The reason you need to care about this is that the computer systems of the early Internet used what is called a big-endian numbering convention, where bytes are listed in decreasing order of significance, with the most significant byte occurring first. If you want to transmit a number to one of these systems, one byte at a time, you must transmit the most significant byte first.

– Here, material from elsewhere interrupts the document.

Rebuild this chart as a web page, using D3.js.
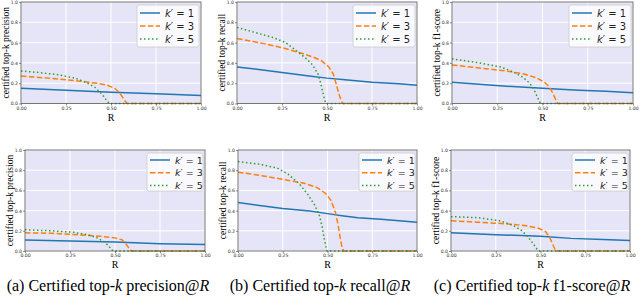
<!DOCTYPE html>
<html>
<head>
<meta charset="utf-8">
<script src="https://d3js.org/d3.v7.min.js"></script>
<style>
  body { margin: 0; background: #fff; }
  svg { display: block; }
  .serif { font-family: "Liberation Serif", "DejaVu Serif", serif; }
  .sans { font-family: "DejaVu Sans", sans-serif; }
</style>
</head>
<body>
<svg id="chart" width="640" height="296"></svg>
<script>
// tick labels
var xTicks = [0, 0.25, 0.5, 0.75, 1.0]
var yTicks = [0, 0.2, 0.4, 0.6, 0.8, 1.0]
var legendLabels = ["1", "3", "5"]
var captions = [["(a) Certified top-", "k", " precision@", "R"],
                ["(b) Certified top-", "k", " recall@", "R"],
                ["(c) Certified top-", "k", " f1-score@", "R"]]
var yLabels = ["certified top-k precision", "certified top-k recall", "certified top-k f1-score"]

// top row : [R, value]
var precTop1 = [[0,0.15],[0.25,0.13],[0.5,0.11],[0.75,0.095],[1,0.078]]
var precTop3 = [[0,0.27],[0.15,0.25],[0.3,0.225],[0.42,0.2],[0.48,0.18],[0.52,0.15],[0.545,0.11],[0.565,0.06],[0.58,0.02],[0.59,0],[1,0]]
var precTop5 = [[0,0.32],[0.1,0.305],[0.2,0.285],[0.3,0.25],[0.36,0.21],[0.41,0.16],[0.44,0.11],[0.46,0.07],[0.475,0.03],[0.49,0],[1,0]]

var recTop1 = [[0,0.36],[0.1,0.34],[0.25,0.305],[0.4,0.27],[0.5,0.25],[0.6,0.235],[0.75,0.21],[0.9,0.195],[1,0.18]]
var recTop3 = [[0,0.64],[0.15,0.59],[0.25,0.55],[0.35,0.5],[0.42,0.46],[0.47,0.42],[0.51,0.36],[0.535,0.29],[0.55,0.2],[0.565,0.1],[0.58,0.02],[0.587,0],[1,0]]
var recTop5 = [[0,0.75],[0.1,0.7],[0.2,0.65],[0.27,0.6],[0.33,0.52],[0.38,0.45],[0.42,0.38],[0.45,0.29],[0.465,0.2],[0.478,0.1],[0.488,0.03],[0.495,0],[1,0]]

var f1Top1 = [[0,0.21],[0.15,0.19],[0.3,0.17],[0.5,0.15],[0.7,0.13],[0.85,0.12],[1,0.105]]
var f1Top3 = [[0,0.38],[0.15,0.35],[0.3,0.32],[0.4,0.29],[0.47,0.25],[0.51,0.21],[0.54,0.16],[0.56,0.09],[0.575,0.03],[0.585,0],[1,0]]
var f1Top5 = [[0,0.44],[0.15,0.4],[0.27,0.36],[0.34,0.31],[0.39,0.26],[0.43,0.2],[0.455,0.13],[0.47,0.07],[0.483,0.02],[0.49,0],[1,0]]

// bottom row : [R, value]
var precBot1 = [[0,0.11],[0.25,0.1],[0.5,0.088],[0.75,0.072],[1,0.065]]
var precBot3 = [[0,0.18],[0.15,0.175],[0.3,0.16],[0.42,0.145],[0.5,0.13],[0.54,0.11],[0.565,0.06],[0.58,0.02],[0.59,0],[1,0]]
var precBot5 = [[0,0.21],[0.15,0.2],[0.27,0.185],[0.35,0.16],[0.4,0.13],[0.44,0.09],[0.465,0.05],[0.48,0.015],[0.49,0],[1,0]]

var recBot1 = [[0,0.48],[0.12,0.45],[0.25,0.42],[0.4,0.395],[0.5,0.37],[0.58,0.35],[0.67,0.33],[0.8,0.315],[1,0.285]]
var recBot3 = [[0,0.78],[0.1,0.755],[0.25,0.71],[0.37,0.67],[0.44,0.63],[0.49,0.57],[0.52,0.5],[0.545,0.38],[0.56,0.25],[0.572,0.12],[0.582,0.03],[0.59,0],[1,0]]
var recBot5 = [[0,0.885],[0.12,0.86],[0.22,0.82],[0.28,0.76],[0.34,0.67],[0.39,0.56],[0.43,0.45],[0.455,0.35],[0.47,0.24],[0.482,0.12],[0.492,0.04],[0.498,0],[1,0]]

var f1Bot1 = [[0,0.18],[0.25,0.162],[0.5,0.145],[0.67,0.125],[0.85,0.115],[1,0.105]]
var f1Bot3 = [[0,0.3],[0.15,0.285],[0.3,0.27],[0.42,0.25],[0.49,0.225],[0.53,0.19],[0.555,0.12],[0.572,0.05],[0.585,0],[1,0]]
var f1Bot5 = [[0,0.34],[0.15,0.33],[0.27,0.3],[0.34,0.26],[0.39,0.21],[0.43,0.14],[0.46,0.07],[0.48,0.02],[0.49,0],[1,0]]

var panels = [
  {l:21,  r:201, t:2,   b:103.5, y:0, s:[precTop1, precTop3, precTop5]},
  {l:237, r:417, t:2,   b:103.5, y:1, s:[recTop1, recTop3, recTop5]},
  {l:452, r:633, t:2,   b:103.5, y:2, s:[f1Top1, f1Top3, f1Top5]},
  {l:25,  r:205, t:150, b:251,   y:0, s:[precBot1, precBot3, precBot5]},
  {l:238, r:417, t:150, b:251,   y:1, s:[recBot1, recBot3, recBot5]},
  {l:451, r:630, t:150, b:251,   y:2, s:[f1Bot1, f1Bot3, f1Bot5]}
]

var colors = ["#1f77b4", "#ff7f0e", "#2ca02c"]
var dashes = [null, "5.5,2.4", "1.5,2.5"]

var svg = d3.select("#chart")

panels.forEach(function(p, i) {
  var x = d3.scaleLinear().domain([0, 1]).range([p.l, p.r])
  var y = d3.scaleLinear().domain([0, 1]).range([p.b, p.t])
  var g = svg.append("g")

  g.append("rect")
    .attr("x", p.l).attr("y", p.t)
    .attr("width", p.r - p.l).attr("height", p.b - p.t)
    .attr("fill", "#e5e5f7")

  // grid
  g.selectAll(".gx").data(xTicks).enter().append("line")
    .attr("x1", d => x(d)).attr("x2", d => x(d))
    .attr("y1", p.t).attr("y2", p.b)
    .attr("stroke", "#fff").attr("stroke-width", 1)
  g.selectAll(".gy").data(yTicks).enter().append("line")
    .attr("y1", d => y(d)).attr("y2", d => y(d))
    .attr("x1", p.l).attr("x2", p.r)
    .attr("stroke", "#fff").attr("stroke-width", 1)

  var line = d3.line().x(d => x(d[0])).y(d => y(d[1]))
  p.s.forEach(function(ser, j) {
    g.append("path")
      .attr("d", line(ser))
      .attr("fill", "none")
      .attr("stroke", colors[j])
      .attr("stroke-width", 1.5)
      .attr("stroke-dasharray", dashes[j])
  })

  // axes
  var xa = g.append("g").attr("transform", "translate(0," + p.b + ")")
    .call(d3.axisBottom(x).tickValues(xTicks).tickFormat(d3.format(".2f")).tickSize(2).tickPadding(1))
  var ya = g.append("g").attr("transform", "translate(" + p.l + ",0)")
    .call(d3.axisLeft(y).tickValues(yTicks).tickFormat(d3.format(".1f")).tickSize(2).tickPadding(1))
  ;[xa, ya].forEach(function(a) {
    a.select(".domain").remove()
    a.attr("font-family", null).attr("font-size", null)
    a.selectAll("line").attr("stroke", "#444").attr("stroke-width", 0.6)
    a.selectAll("text").attr("fill", "#333").attr("class", "sans")
      .style("font-size", "4.6px")
  })

  g.append("rect")
    .attr("x", p.l).attr("y", p.t)
    .attr("width", p.r - p.l).attr("height", p.b - p.t)
    .attr("fill", "none").attr("stroke", "#555").attr("stroke-width", 0.8)

  // axis labels
  g.append("text")
    .attr("class", "serif")
    .attr("x", (p.l + p.r) / 2).attr("y", p.b + 17)
    .attr("text-anchor", "middle")
    .style("font-size", "10px")
    .text("R")
  g.append("text")
    .attr("class", "serif")
    .attr("transform", "translate(" + (p.l - 12) + "," + ((p.t + p.b) / 2) + ") rotate(-90)")
    .attr("text-anchor", "middle")
    .style("font-size", "9.5px")
    .text(yLabels[p.y])

  // legend
  var top = i < 3
  var lw = top ? 62 : 56, lh = top ? 42 : 38
  var lx = p.r - lw - 2, ly = p.t + 3
  var lg = g.append("g")
  lg.append("rect")
    .attr("x", lx).attr("y", ly).attr("width", lw).attr("height", lh)
    .attr("rx", 2).attr("fill", "#fff").attr("fill-opacity", 0.8)
    .attr("stroke", "#ccc").attr("stroke-width", 0.8)
  legendLabels.forEach(function(lab, j) {
    var yy = ly + (top ? 8 : 7) + j * (top ? 13 : 12.7)
    lg.append("line")
      .attr("x1", lx + 3).attr("x2", lx + 23)
      .attr("y1", yy).attr("y2", yy)
      .attr("stroke", colors[j]).attr("stroke-width", 1.5)
      .attr("stroke-dasharray", dashes[j])
    var t = lg.append("text")
      .attr("class", "sans")
      .attr("x", lx + 28).attr("y", yy + 3.5)
      .style("font-size", top ? "10px" : "9.5px")
      .attr("fill", "#222")
    t.append("tspan").style("font-style", "italic").text("k")
    t.append("tspan").text("\u2032 = " + lab)
  })
})

// captions
var capX = [108, 320, 532]
captions.forEach(function(c, i) {
  var t = svg.append("text")
    .attr("class", "serif")
    .attr("x", capX[i]).attr("y", 291)
    .attr("text-anchor", "middle")
    .style("font-size", "16px")
  c.forEach(function(part, j) {
    var s = t.append("tspan").text(part)
    if (j % 2 == 1) s.style("font-style", "italic")
  })
})
</script>
</body>
</html>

If your computer stores the least-significant byte first in memory, which is known as the little-endian convention, you must reverse these bytes before transmitting, or the other side will get the wrong answer.

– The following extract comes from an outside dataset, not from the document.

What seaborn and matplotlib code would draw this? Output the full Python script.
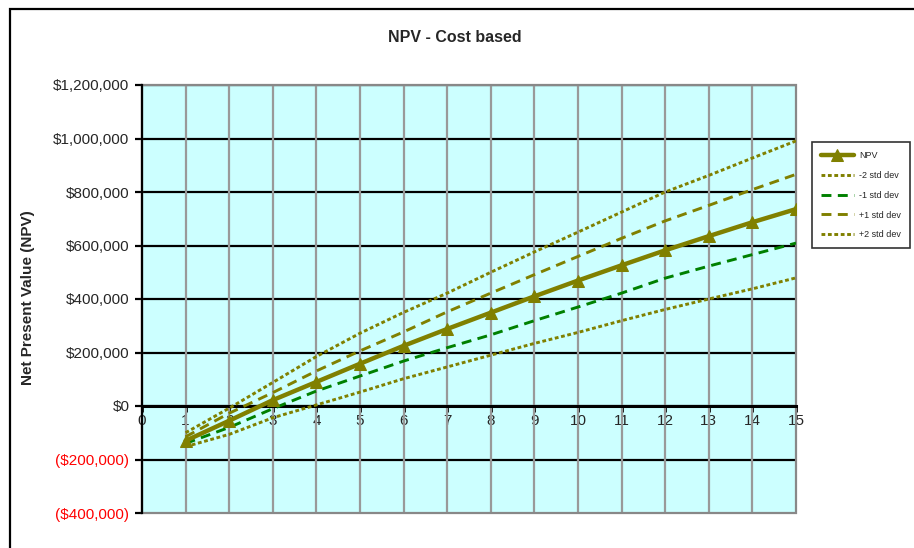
import numpy as np
import pandas as pd
import matplotlib
matplotlib.use("Agg")
import matplotlib.pyplot as plt
import seaborn as sns
from matplotlib.patches import Rectangle
from matplotlib.ticker import FuncFormatter, MultipleLocator

# ---- data (in dollars) ----
years = list(range(1, 16))
npv = [-130000, -55000, 22000, 90000, 158000, 225000, 288000, 349000, 410000,
       469000, 526000, 582000, 635000, 687000, 736000]
minus2 = [-152000, -106000, -44000, 4000, 52000, 102000, 146000, 190000, 234000,
          275000, 319000, 361000, 400000, 438000, 479000]
minus1 = [-140000, -80000, -10000, 56000, 112000, 168000, 218000, 266000, 319000,
          370000, 422000, 478000, 523000, 566000, 609000]
plus1 = [-115000, -27000, 50000, 131000, 206000, 277000, 352000, 422000, 491000,
         559000, 627000, 692000, 750000, 809000, 866000]
plus2 = [-100000, -8000, 88000, 185000, 272000, 350000, 422000, 500000, 576000,
         650000, 725000, 800000, 862000, 927000, 991000]
series_names = ["NPV", "-2 std dev", "-1 std dev", "+1 std dev", "+2 std dev"]
title = "NPV - Cost based"
ylabel = "Net Present Value (NPV)"

sns.set_style("white")
plt.rcParams['font.family'] = ['Liberation Sans', 'DejaVu Sans']

W, H = 914, 548
fig = plt.figure(figsize=(W / 100, H / 100), dpi=100)

# outer chart border
fig.patches.append(Rectangle((10 / W, -0.1), 2.0, 1 - 9 / H + 0.1, transform=fig.transFigure,
                             fill=False, edgecolor="black", linewidth=1.6))

L, R, T, B = 142, 796, 85, 513
ax = fig.add_axes([L / W, 1 - B / H, (R - L) / W, (B - T) / H])
ax.set_facecolor("#CCFFFF")

olive = "#808000"
green = "#008000"

sns.lineplot(x=years, y=npv, ax=ax, color=olive, linewidth=3.2, marker="^",
             markersize=9, markeredgecolor=olive, label=series_names[0], zorder=6)
sns.lineplot(x=years, y=minus2, ax=ax, color=olive, linewidth=2.1,
             linestyle=(0, (1.3, 0.9)), label=series_names[1], zorder=5)
sns.lineplot(x=years, y=minus1, ax=ax, color=green, linewidth=2.1,
             linestyle=(0, (3.4, 2.2)), label=series_names[2], zorder=5)
sns.lineplot(x=years, y=plus1, ax=ax, color=olive, linewidth=2.1,
             linestyle=(0, (3.4, 2.2)), label=series_names[3], zorder=5)
sns.lineplot(x=years, y=plus2, ax=ax, color=olive, linewidth=2.1,
             linestyle=(0, (1.3, 0.9)), label=series_names[4], zorder=5)

ax.set_xlim(0, 15)
ax.set_ylim(-400000, 1200000)
ax.set_xlabel("")
ax.set_ylabel("")

# grid
ax.yaxis.set_major_locator(MultipleLocator(200000))
ax.xaxis.set_major_locator(MultipleLocator(1))
for yv in range(-200000, 1200001, 200000):
    ax.axhline(yv, color="black", linewidth=1.6, zorder=1)
for xv in range(1, 15):
    ax.axvline(xv, color="#999999", linewidth=1.6, zorder=1)

# frame
for s in ["top", "right"]:
    ax.spines[s].set_visible(False)
ax.add_patch(Rectangle((0, 0), 1, 1, transform=ax.transAxes, fill=False,
                       edgecolor="#888888", linewidth=1.6, zorder=2, clip_on=False))
ax.spines["left"].set_color("black")
ax.spines["left"].set_linewidth(1.6)
ax.spines["left"].set_zorder(3)
ax.spines["bottom"].set_position(("data", 0))
ax.spines["bottom"].set_color("black")
ax.spines["bottom"].set_linewidth(2.2)
ax.spines["bottom"].set_zorder(3)

def money(v, pos):
    v = int(round(v))
    if v < 0:
        return "(${:,})".format(-v)
    return "${:,}".format(v)

ax.yaxis.set_major_formatter(FuncFormatter(money))
ax.tick_params(axis="y", direction="out", length=5, width=1.6, color="black",
               labelsize=11, pad=4, left=True)
ax.tick_params(axis="x", direction="out", length=4, width=2, color="black",
               labelsize=11, pad=2, bottom=True)
ax.set_xticks(range(0, 16))
ax.set_xticklabels([str(i) for i in range(0, 16)])
for lab, v in zip(ax.get_yticklabels(), ax.get_yticks()):
    if v < 0:
        lab.set_color("red")

ax.get_legend().remove()
handles, labels = ax.get_legend_handles_labels()
leg = fig.legend(handles, labels, loc="upper left",
                 bbox_to_anchor=(812 / W, 1 - 142 / H), fontsize=6.5,
                 frameon=True, fancybox=False, edgecolor="black",
                 handlelength=3.6, borderpad=1.0, labelspacing=1.2,
                 handletextpad=0.6, borderaxespad=0)
leg.get_frame().set_linewidth(1.2)

fig.text(455 / W, 1 - 38 / H, title, ha="center", va="center",
         fontsize=11.5, fontweight="bold")
fig.text(28 / W, 1 - 298 / H, ylabel, ha="center", va="center",
         rotation=90, fontsize=11, fontweight="bold")

fig.savefig("out.png", dpi=100)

Listing A-1 illustrates the problem with internal byte ordering.

Listing A-1: "endian.c"
#include <stdio.h>
#include <string.h>

int main( int argc, char *argv[ ] )
{
 int i;
 int x = 3494632738; // 32 bit integer
 unsigned char y[ 4 ];        // same integer in 8 bit chunks

 memcpy( y, &x, sizeof( int ) );

 printf( "%x\n", x );
 for ( i = 0; i < 4; i++ )
 {
   printf( "%.02x, ", y[ i ] );
 }
 printf( "\n" );
}

If you run this on a little-endian machine, you see this:

[jdavies@localhost c]$ ./endian
d04bdd22
22, dd, 4b, d0,

As you see, although the most-significant-byte-first representation is d04bdd22, its internal representation is backward, and starts with the least significant byte. Unfortunately, if you stream this or any other integer over a socket connection, you are streaming it one byte at a time, and therefore in the wrong order. You can find numerous references in this text to the functions htonl and htons which convert from host to network longs and shorts, respectively, and ntohl and ntohs which reverse this. Network order is always big-endian — the dominant computers of the early Internet (which almost nobody actually uses anymore) firmly established this. Host order is whatever the individual host wants it to be — and this is almost always little endian these days.